Mais tarde, a sociedade brasileira estava incomodada com a gestão política de João Goulart.
A opção pela esquerda e a anarquia estavam colidindo com a tradição da centro-direita e da disciplina militar, o que moveram capitães da política e generais das forças militares a marchar contra o Rio, afastando Jango em rápido episódio.
Outros surtos também surgiram, marcadamente o movimento pelas “Diretas já”, que soçobrou em plenário democrático, sem maiores estragos (senão a própria reafirmação do processo eleitoral indireto).
Todos estes episódios, foram manifestações públicas com algum ruído, porém não aconteceram como fruto de um planejamento, de uma estratégia construída para o fim, senão o protesto de um sentimento que irrompeu do peito dos brasileiros e foram, de certa forma, a gota dágua que transbordou de um copo cheio de amarguras e ressentimentos.

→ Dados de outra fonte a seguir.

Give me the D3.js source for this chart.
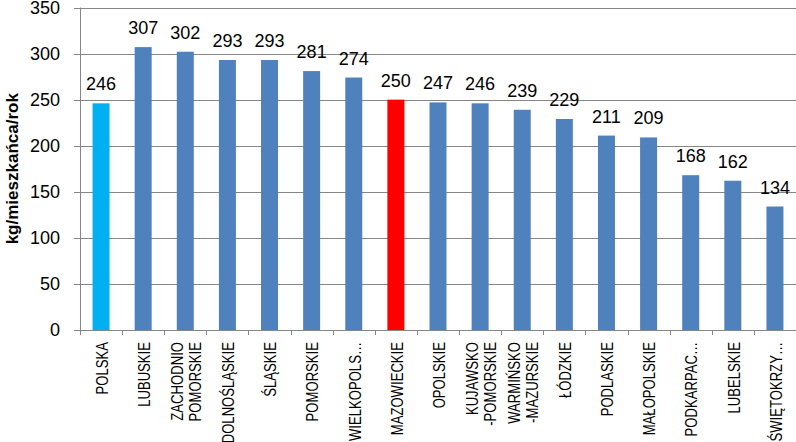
<!DOCTYPE html>
<html>
<head>
<meta charset="utf-8">
<script src="https://cdn.jsdelivr.net/npm/d3@7"></script>
<style>
  body { margin: 0; background: #fff; }
  text { font-family: "Liberation Sans", Arial, sans-serif; }
</style>
</head>
<body>
<div class="chart"></div>
<script>
// regions, each label may have two lines
const regions = [
    ["POLSKA"], ["LUBUSKIE"], ["ZACHODNIO", "POMORSKIE"], ["DOLNOŚLĄSKIE"], ["ŚLĄSKIE"],
    ["POMORSKIE"], ["WIELKOPOLS…"], ["MAZOWIECKIE"], ["OPOLSKIE"], ["KUJAWSKO", "-POMORSKIE"],
    ["WARMIŃSKO", "-MAZURSKIE"], ["ŁÓDZKIE"], ["PODLASKIE"], ["MAŁOPOLSKIE"], ["PODKARPAC…"],
    ["LUBELSKIE"], ["ŚWIĘTOKRZY…"]
]
const values = [246, 307, 302, 293, 293, 281, 274, 250, 247, 246, 239, 229, 211, 209, 168, 162, 134]
const yTicks = [0, 50, 100, 150, 200, 250, 300, 350]
const highlight = {0: "#00B0F0", 7: "#FF0000"}

const width = 796
const height = 442
const margin = {left: 80, right: 0, top: 7.5, bottom: 112}

const svg = d3.select(".chart").append("svg")
    .attr("width", width)
    .attr("height", height)

const x = d3.scaleBand()
    .domain(d3.range(values.length))
    .range([margin.left, width - margin.right])

const y = d3.scaleLinear()
    .domain([0, 350])
    .range([height - margin.bottom, margin.top])

// gridlines
svg.append("g")
    .selectAll("line")
    .data(yTicks)
    .join("line")
    .attr("x1", margin.left - 6)
    .attr("x2", width)
    .attr("y1", d => Math.round(y(d)) + 0.5)
    .attr("y2", d => Math.round(y(d)) + 0.5)
    .attr("stroke", "#868686")

// y axis line
svg.append("line")
    .attr("x1", margin.left + 0.5).attr("x2", margin.left + 0.5)
    .attr("y1", y(350)).attr("y2", y(0))
    .attr("stroke", "#868686")

svg.append("g")
    .selectAll("text")
    .data(yTicks)
    .join("text")
    .attr("x", 60)
    .attr("y", d => y(d))
    .attr("dy", "0.36em")
    .attr("text-anchor", "end")
    .style("font-size", "18px")
    .text(d => d)

// x ticks between categories
svg.append("g")
    .selectAll("line")
    .data(d3.range(values.length + 1))
    .join("line")
    .attr("x1", i => Math.round(margin.left + i * x.step()) + 0.5)
    .attr("x2", i => Math.round(margin.left + i * x.step()) + 0.5)
    .attr("y1", y(0))
    .attr("y2", y(0) + 5)
    .attr("stroke", "#868686")

const barW = 17
svg.append("g")
    .selectAll("rect")
    .data(values)
    .join("rect")
    .attr("x", (d, i) => x(i) + x.bandwidth() / 2 - barW / 2)
    .attr("y", d => y(d))
    .attr("width", barW)
    .attr("height", d => y(0) - y(d))
    .attr("fill", (d, i) => highlight[i] || "#4F81BD")

svg.append("g")
    .selectAll("text")
    .data(values)
    .join("text")
    .attr("x", (d, i) => x(i) + x.bandwidth() / 2)
    .attr("y", d => y(d) - 13)
    .attr("text-anchor", "middle")
    .style("font-size", "18px")
    .text(d => d)

// category labels, rotated and squeezed along the text to look narrow
const labels = svg.append("g")
    .selectAll("text")
    .data(regions)
    .join("text")
    .attr("transform", (d, i) => `translate(${x(i) + x.bandwidth() / 2 + 1},${y(0) + 12}) rotate(-90) scale(0.82,1)`)
    .attr("text-anchor", "end")
    .style("font-size", "16px")

labels.selectAll("tspan")
    .data(d => d.map((t, k) => ({t, k, n: d.length})))
    .join("tspan")
    .attr("x", 0)
    .attr("y", d => (d.k - (d.n - 1) / 2) * 18)
    .attr("dy", "0.36em")
    .text(d => d.t)

svg.append("text")
    .attr("transform", `translate(18,${y(175)}) rotate(-90)`)
    .attr("text-anchor", "middle")
    .style("font-size", "17px")
    .style("font-weight", "bold")
    .text("kg/mieszkańca/rok")
</script>
</body>
</html>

O episódio Collor foi o que mais se aproximou de uma revolta, de uma revolta calculada, até feroz, pela participação intensa da mídia, que se mostrou decisiva para um dia em que os cara-pintadas se mostraram corajosos, efetivamente revoltosos, reivindicando o que parece haver sido o início de uma reclamação coletiva geral, de exibido e sincero patriotismo, exigindo erradicação à corrupção, embrião que ganhou corpo com a lava-jato e com a parceria barulhenta do povo, de norte a sul.
Surge, agora, um novo surto, o da previdência. Acordou o governo para o rombo mensal, anual, da prestação de benefícios de pensão e aposentadoria.
Para a camada da população que recebe diretamente da Previdência, os eternos injustiçados, o surgimento de uma nova ordem nada altera.
Contudo, os servidores públicos civis e militares, pensionistas e aposentados, estes compõem a turma que na verdade depreda os esforços da previdência para o desejável equilíbrio.
O governo está diante desta fera desde 88, e nada fez, senão agradar a esta camada de privilegiados.
Uma viúva (viúvo) ou dependente receber mensalmente a bolada deixada pelo “de cujus”, no nível da última remuneração, é algo de mexicanização do erário, uma invenção teratológica, um ataque mortal ao tesouro, e chega a ser fascinante, tanto quanto sua expectativa é um consolo para os que ficaram.
O amado guerreiro Dr. Ulisses devia estar repousando quando o esperto constituinte introduzia esta armadilha na constituição cidadã.
Para este surto oficial aguarda-se o remédio prescrito há 30 anos: a reforma.